> _Data_:
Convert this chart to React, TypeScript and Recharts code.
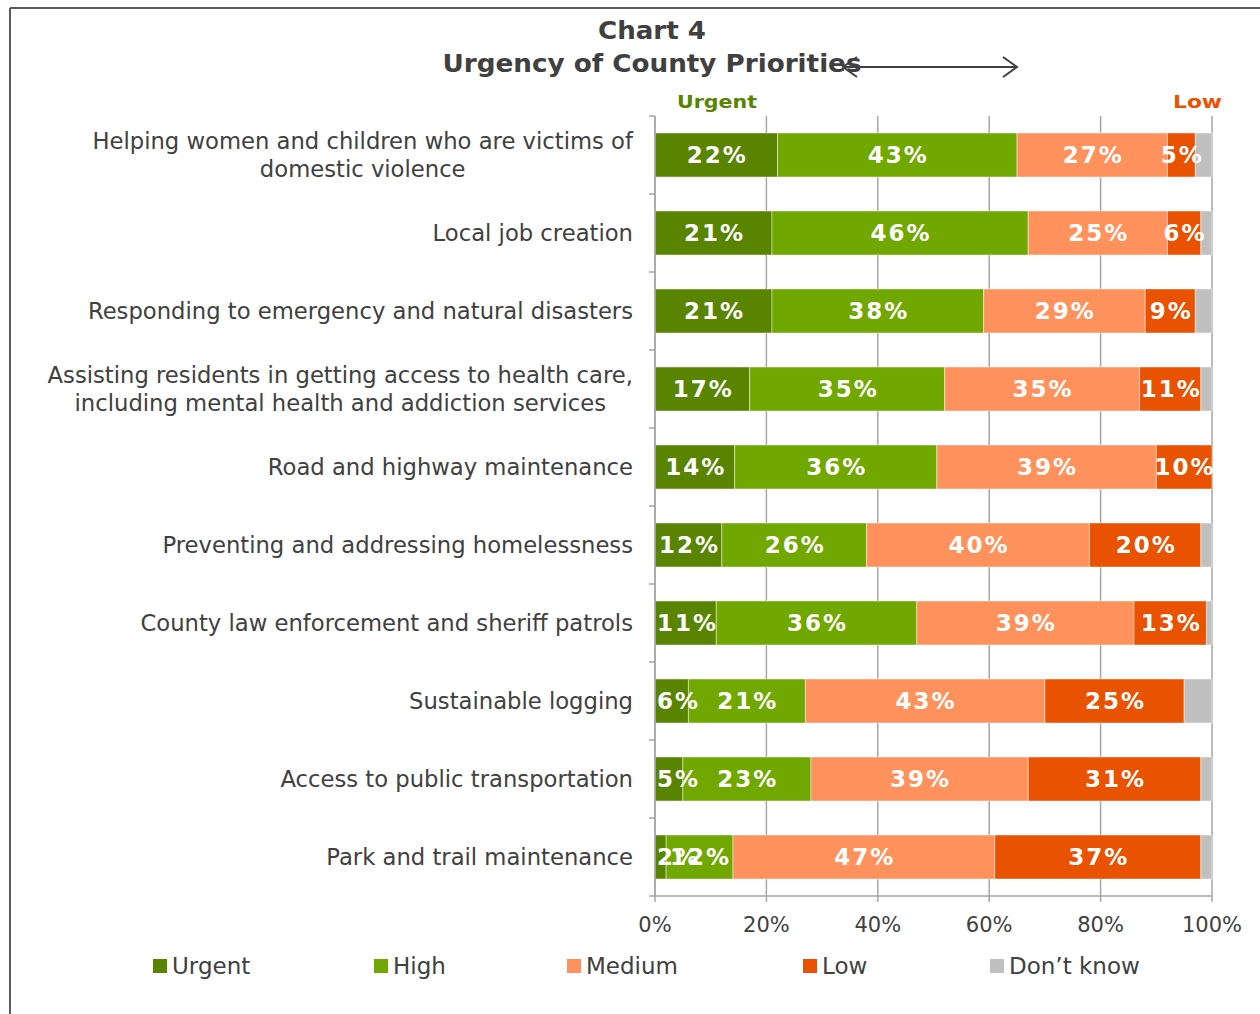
import React from "react";
import {
  BarChart,
  Bar,
  XAxis,
  YAxis,
  CartesianGrid,
  LabelList,
} from "recharts";

const FONT = '"DejaVu Sans", Verdana, sans-serif';
const TEXT = "#404040";
const GRID = "#a6a6a6";

const CATEGORIES = [
  "Helping women and children who are victims of\ndomestic violence",
  "Local job creation",
  "Responding to emergency and natural disasters",
  "Assisting residents in getting access to health care,\nincluding mental health and addiction services",
  "Road and highway maintenance",
  "Preventing and addressing homelessness",
  "County law enforcement and sheriff patrols",
  "Sustainable logging",
  "Access to public transportation",
  "Park and trail maintenance",
];

const URGENT = [22, 21, 21, 17, 14.3, 12, 11, 6, 5, 2];
const HIGH = [43, 46, 38, 35, 36.3, 26, 36, 21, 23, 12];
const MEDIUM = [27, 25, 29, 35, 39.4, 40, 39, 43, 39, 47];
const LOW = [5, 6, 9, 11, 10, 20, 13, 25, 31, 37];
const DONT_KNOW = [3, 2, 3, 2, 0, 2, 1, 5, 2, 2];

const X_TICKS = [0, 20, 40, 60, 80, 100];

const SERIES = [
  { key: "urgent", name: "Urgent", color: "#588400", values: URGENT, label: true },
  { key: "high", name: "High", color: "#71a800", values: HIGH, label: true },
  { key: "medium", name: "Medium", color: "#ff925c", values: MEDIUM, label: true },
  { key: "low", name: "Low", color: "#e85200", values: LOW, label: true },
  { key: "dk", name: "Don\u2019t know", color: "#c0c0c0", values: DONT_KNOW, label: false },
];

// legend item left edges, as laid out in the original
const LEGEND_X = [153, 374, 567, 803, 990];

const data = CATEGORIES.map((name, i) => {
  const row: Record<string, any> = { name };
  SERIES.forEach((s) => (row[s.key] = s.values[i]));
  return row;
});

let ctx: CanvasRenderingContext2D | null = null;
const measure = (text: string, font: string) => {
  if (!ctx) ctx = document.createElement("canvas").getContext("2d");
  if (!ctx) return text.length * 12;
  ctx.font = font;
  return ctx.measureText(text).width;
};

const BAND_HALF = 39;
const CAT_SIZE = 22.7;

const CategoryTick = ({ x, y, payload, index }: any) => {
  const lines = String(payload.value).split("\n");
  const font = `${CAT_SIZE}px ${FONT}`;
  const maxW = Math.max(...lines.map((l) => measure(l, font)));
  const cx = x - maxW / 2;
  const axisX = x + 22;
  return (
    <g>
      <line x1={axisX - 6} x2={axisX} y1={y - BAND_HALF} y2={y - BAND_HALF} stroke={GRID} strokeWidth={1.5} />
      {index === CATEGORIES.length - 1 && (
        <line x1={axisX - 6} x2={axisX} y1={y + BAND_HALF} y2={y + BAND_HALF} stroke={GRID} strokeWidth={1.5} />
      )}
      {lines.map((l, i) => (
        <text
          key={i}
          x={cx}
          y={y + (i - (lines.length - 1) / 2) * 28}
          textAnchor="middle"
          dominantBaseline="central"
          fontFamily={FONT}
          fontSize={CAT_SIZE}
          fill={TEXT}
        >
          {l}
        </text>
      ))}
    </g>
  );
};

const makeLabel = (clampLeft: boolean) => (props: any) => {
  const { x, y, width, height, value } = props;
  if (!value) return null;
  const txt = `${Math.round(Number(value))}%`;
  const w = measure(txt, `bold 23px ${FONT}`) + txt.length * 2;
  let cx = Number(x) + Number(width) / 2;
  if (clampLeft && cx - w / 2 < Number(x) + 1) cx = Number(x) + 1 + w / 2;
  return (
    <text
      x={cx + 1}
      y={Number(y) + Number(height) / 2}
      textAnchor="middle"
      dominantBaseline="central"
      fill="#ffffff"
      fontFamily={FONT}
      fontWeight="bold"
      fontSize={23}
      letterSpacing={2}
    >
      {txt}
    </text>
  );
};

export default function App() {
  return (
    <div style={{ position: "absolute", left: 0, top: 0, width: 1260, height: 1014, background: "#fff", fontFamily: FONT }}>
      <BarChart
        width={1260}
        height={1014}
        data={data}
        layout="vertical"
        margin={{ top: 116, right: 48, bottom: 88, left: 0 }}
        barCategoryGap={34}
      >
        <CartesianGrid horizontal={false} stroke={GRID} strokeWidth={1.5} />
        <XAxis
          type="number"
          domain={[0, 100]}
          ticks={X_TICKS}
          tickFormatter={(v) => `${v}%`}
          axisLine={{ stroke: GRID, strokeWidth: 1.5 }}
          tickLine={{ stroke: GRID, strokeWidth: 1.5 }}
          tickSize={6}
          tickMargin={15}
          tick={{ fill: TEXT, fontSize: 21, fontFamily: FONT }}
          height={30}
        />
        <YAxis
          type="category"
          dataKey="name"
          width={655}
          axisLine={{ stroke: GRID, strokeWidth: 1.5 }}
          tickLine={false}
          tickSize={6}
          tickMargin={16}
          tick={<CategoryTick />}
          interval={0}
        />
        {SERIES.map((s, si) => (
          <Bar
            key={s.key}
            dataKey={s.key}
            name={s.name}
            stackId="a"
            fill={s.color}
            barSize={44}
            stroke="rgba(255,255,255,0.45)"
            strokeWidth={1}
            isAnimationActive={false}
          >
            {s.label && <LabelList dataKey={s.key} content={makeLabel(si === 0)} />}
          </Bar>
        ))}
      </BarChart>

      <svg width={1260} height={1014} style={{ position: "absolute", left: 0, top: 0, pointerEvents: "none" }}>
        <line x1={10} y1={8} x2={1260} y2={8} stroke="#595959" strokeWidth={2} />
        <line x1={10} y1={8} x2={10} y2={1014} stroke="#595959" strokeWidth={2} />
        <text x={652} y={39} textAnchor="middle" fontFamily={FONT} fontWeight="bold" fontSize={24} fill={TEXT} textLength={108} lengthAdjust="spacingAndGlyphs">
          Chart 4
        </text>
        <text x={652} y={72} textAnchor="middle" fontFamily={FONT} fontWeight="bold" fontSize={24} fill={TEXT} textLength={419} lengthAdjust="spacingAndGlyphs">
          Urgency of County Priorities
        </text>
        <g stroke={TEXT} strokeWidth={2} fill="none">
          <line x1={843} y1={67} x2={1017} y2={67} />
          <polyline points="857,57 843,67 857,77" />
          <polyline points="1003,57 1017,67 1003,77" />
        </g>
        <text x={677} y={108} fontFamily={FONT} fontWeight="bold" fontSize={18} fill="#588400" textLength={80} lengthAdjust="spacingAndGlyphs">
          Urgent
        </text>
        <text x={1173} y={108} fontFamily={FONT} fontWeight="bold" fontSize={18} fill="#e85200" textLength={49} lengthAdjust="spacingAndGlyphs">
          Low
        </text>
      </svg>

      {SERIES.map((s, i) => (
        <div
          key={s.key}
          style={{ position: "absolute", left: LEGEND_X[i], top: 952, height: 28, display: "flex", alignItems: "center", whiteSpace: "nowrap" }}
        >
          <span style={{ display: "inline-block", width: 14, height: 14, background: s.color, marginRight: 5 }} />
          <span style={{ fontSize: 23, color: TEXT, fontFamily: FONT }}>{s.name}</span>
        </div>
      ))}
    </div>
  );
}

> _Direction_: Pictures are to be left out; repeat all the remaining data exactly.

> _Correct answer_:
Convert this chart to React, TypeScript and Recharts code.
import React from "react";
import {
  BarChart,
  Bar,
  XAxis,
  YAxis,
  CartesianGrid,
  LabelList,
} from "recharts";

const FONT = '"DejaVu Sans", Verdana, sans-serif';
const TEXT = "#404040";
const GRID = "#a6a6a6";

const CATEGORIES = [
  "Helping women and children who are victims of\ndomestic violence",
  "Local job creation",
  "Responding to emergency and natural disasters",
  "Assisting residents in getting access to health care,\nincluding mental health and addiction services",
  "Road and highway maintenance",
  "Preventing and addressing homelessness",
  "County law enforcement and sheriff patrols",
  "Sustainable logging",
  "Access to public transportation",
  "Park and trail maintenance",
];

const URGENT = [22, 21, 21, 17, 14.3, 12, 11, 6, 5, 2];
const HIGH = [43, 46, 38, 35, 36.3, 26, 36, 21, 23, 12];
const MEDIUM = [27, 25, 29, 35, 39.4, 40, 39, 43, 39, 47];
const LOW = [5, 6, 9, 11, 10, 20, 13, 25, 31, 37];
const DONT_KNOW = [3, 2, 3, 2, 0, 2, 1, 5, 2, 2];

const X_TICKS = [0, 20, 40, 60, 80, 100];

const SERIES = [
  { key: "urgent", name: "Urgent", color: "#588400", values: URGENT, label: true },
  { key: "high", name: "High", color: "#71a800", values: HIGH, label: true },
  { key: "medium", name: "Medium", color: "#ff925c", values: MEDIUM, label: true },
  { key: "low", name: "Low", color: "#e85200", values: LOW, label: true },
  { key: "dk", name: "Don\u2019t know", color: "#c0c0c0", values: DONT_KNOW, label: false },
];

// legend item left edges, as laid out in the original
const LEGEND_X = [153, 374, 567, 803, 990];

const data = CATEGORIES.map((name, i) => {
  const row: Record<string, any> = { name };
  SERIES.forEach((s) => (row[s.key] = s.values[i]));
  return row;
});

let ctx: CanvasRenderingContext2D | null = null;
const measure = (text: string, font: string) => {
  if (!ctx) ctx = document.createElement("canvas").getContext("2d");
  if (!ctx) return text.length * 12;
  ctx.font = font;
  return ctx.measureText(text).width;
};

const BAND_HALF = 39;
const CAT_SIZE = 22.7;

const CategoryTick = ({ x, y, payload, index }: any) => {
  const lines = String(payload.value).split("\n");
  const font = `${CAT_SIZE}px ${FONT}`;
  const maxW = Math.max(...lines.map((l) => measure(l, font)));
  const cx = x - maxW / 2;
  const axisX = x + 22;
  return (
    <g>
      <line x1={axisX - 6} x2={axisX} y1={y - BAND_HALF} y2={y - BAND_HALF} stroke={GRID} strokeWidth={1.5} />
      {index === CATEGORIES.length - 1 && (
        <line x1={axisX - 6} x2={axisX} y1={y + BAND_HALF} y2={y + BAND_HALF} stroke={GRID} strokeWidth={1.5} />
      )}
      {lines.map((l, i) => (
        <text
          key={i}
          x={cx}
          y={y + (i - (lines.length - 1) / 2) * 28}
          textAnchor="middle"
          dominantBaseline="central"
          fontFamily={FONT}
          fontSize={CAT_SIZE}
          fill={TEXT}
        >
          {l}
        </text>
      ))}
    </g>
  );
};

const makeLabel = (clampLeft: boolean) => (props: any) => {
  const { x, y, width, height, value } = props;
  if (!value) return null;
  const txt = `${Math.round(Number(value))}%`;
  const w = measure(txt, `bold 23px ${FONT}`) + txt.length * 2;
  let cx = Number(x) + Number(width) / 2;
  if (clampLeft && cx - w / 2 < Number(x) + 1) cx = Number(x) + 1 + w / 2;
  return (
    <text
      x={cx + 1}
      y={Number(y) + Number(height) / 2}
      textAnchor="middle"
      dominantBaseline="central"
      fill="#ffffff"
      fontFamily={FONT}
      fontWeight="bold"
      fontSize={23}
      letterSpacing={2}
    >
      {txt}
    </text>
  );
};

export default function App() {
  return (
    <div style={{ position: "absolute", left: 0, top: 0, width: 1260, height: 1014, background: "#fff", fontFamily: FONT }}>
      <BarChart
        width={1260}
        height={1014}
        data={data}
        layout="vertical"
        margin={{ top: 116, right: 48, bottom: 88, left: 0 }}
        barCategoryGap={34}
      >
        <CartesianGrid horizontal={false} stroke={GRID} strokeWidth={1.5} />
        <XAxis
          type="number"
          domain={[0, 100]}
          ticks={X_TICKS}
          tickFormatter={(v) => `${v}%`}
          axisLine={{ stroke: GRID, strokeWidth: 1.5 }}
          tickLine={{ stroke: GRID, strokeWidth: 1.5 }}
          tickSize={6}
          tickMargin={15}
          tick={{ fill: TEXT, fontSize: 21, fontFamily: FONT }}
          height={30}
        />
        <YAxis
          type="category"
          dataKey="name"
          width={655}
          axisLine={{ stroke: GRID, strokeWidth: 1.5 }}
          tickLine={false}
          tickSize={6}
          tickMargin={16}
          tick={<CategoryTick />}
          interval={0}
        />
        {SERIES.map((s, si) => (
          <Bar
            key={s.key}
            dataKey={s.key}
            name={s.name}
            stackId="a"
            fill={s.color}
            barSize={44}
            stroke="rgba(255,255,255,0.45)"
            strokeWidth={1}
            isAnimationActive={false}
          >
            {s.label && <LabelList dataKey={s.key} content={makeLabel(si === 0)} />}
          </Bar>
        ))}
      </BarChart>

      <svg width={1260} height={1014} style={{ position: "absolute", left: 0, top: 0, pointerEvents: "none" }}>
        <line x1={10} y1={8} x2={1260} y2={8} stroke="#595959" strokeWidth={2} />
        <line x1={10} y1={8} x2={10} y2={1014} stroke="#595959" strokeWidth={2} />
        <text x={652} y={39} textAnchor="middle" fontFamily={FONT} fontWeight="bold" fontSize={24} fill={TEXT} textLength={108} lengthAdjust="spacingAndGlyphs">
          Chart 4
        </text>
        <text x={652} y={72} textAnchor="middle" fontFamily={FONT} fontWeight="bold" fontSize={24} fill={TEXT} textLength={419} lengthAdjust="spacingAndGlyphs">
          Urgency of County Priorities
        </text>
        <g stroke={TEXT} strokeWidth={2} fill="none">
          <line x1={843} y1={67} x2={1017} y2={67} />
          <polyline points="857,57 843,67 857,77" />
          <polyline points="1003,57 1017,67 1003,77" />
        </g>
        <text x={677} y={108} fontFamily={FONT} fontWeight="bold" fontSize={18} fill="#588400" textLength={80} lengthAdjust="spacingAndGlyphs">
          Urgent
        </text>
        <text x={1173} y={108} fontFamily={FONT} fontWeight="bold" fontSize={18} fill="#e85200" textLength={49} lengthAdjust="spacingAndGlyphs">
          Low
        </text>
      </svg>

      {SERIES.map((s, i) => (
        <div
          key={s.key}
          style={{ position: "absolute", left: LEGEND_X[i], top: 952, height: 28, display: "flex", alignItems: "center", whiteSpace: "nowrap" }}
        >
          <span style={{ display: "inline-block", width: 14, height: 14, background: s.color, marginRight: 5 }} />
          <span style={{ fontSize: 23, color: TEXT, fontFamily: FONT }}>{s.name}</span>
        </div>
      ))}
    </div>
  );
}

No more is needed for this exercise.